MEMORANDUM AND ORDER
Appeal from a judgment of the County Court of Broome County (Joseph Cawley, J.), rendered June 13, 2013, convicting defendant upon his plea of guilty of the crimes of criminal possession of a controlled substance in the second degree, criminal possession of a controlled substance in the third degree and aggravated unlicensed operation of a motor vehicle in the third degree and the traffic infraction of speeding.
In May 2011, a state trooper observed a vehicle exceeding the posted speed limit on Interstate 81 and a traffic stop was initiated in the Town of Kirkwood, Broome County. During this stop, it was discovered that defendant was driving without a valid license, leading to his arrest. The rental vehicle defendant was driving was impounded and an inventory search was conducted pursuant to the New York State Police inventory search policy. Based upon the results of this search, defendant was charged by indictment with criminal possession of a controlled substance in the second degree, criminal possession of a controlled substance in the third degree, aggravated unlicensed operation of a motor vehicle in the third degree and the traffic infraction of speeding. Following an unsuccessful motion to suppress, defendant pleaded guilty to the indictment. After a similarly unsuccessful motion to withdraw his plea, defendant was subsequently sentenced, as a second felony drug offender, to a prison term of 14 years, to be followed by five years of postrelease supervision, on the conviction of criminal possession of a controlled substance in the second degree, a concurrent term of 10 years, to be followed by three years of postrelease supervision, on the conviction of criminal possession of a controlled substance in the third degree and certain concurrent terms of conditional discharge on the remaining counts. Defendant appeals.

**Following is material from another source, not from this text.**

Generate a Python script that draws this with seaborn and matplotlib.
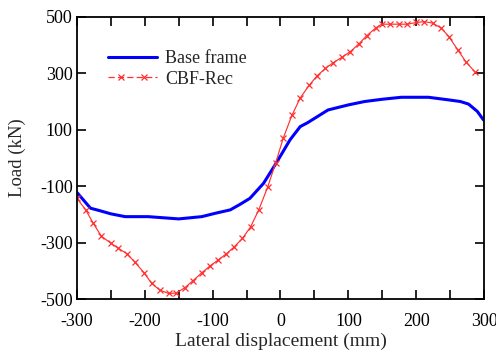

We see no merit in defendant's claim that County Court erred in denying his motion to suppress the results of the inventory search. Defendant does not challenge the basis of the stop itself or that he was driving without a valid license. Instead, he argues that the trooper was not required to arrest him under the terms of the policy and, secondly, should have afforded him the opportunity to contact another person – specifically, his wife – to retrieve the vehicle instead of impounding it. Defendant did not raise either of these specific arguments as a basis for suppression before County Court and, therefore, has failed to preserve these issues for our review (see People v. Morey, 231 A.D.3d 1363, 1364, 219 N.Y.S.3d 796 [3d Dept. 2024]). Nevertheless, insofar as defendant's generalized assertion that the trooper did not comply with the applicable procedures can be construed as raising these contentions, we find both to be without merit.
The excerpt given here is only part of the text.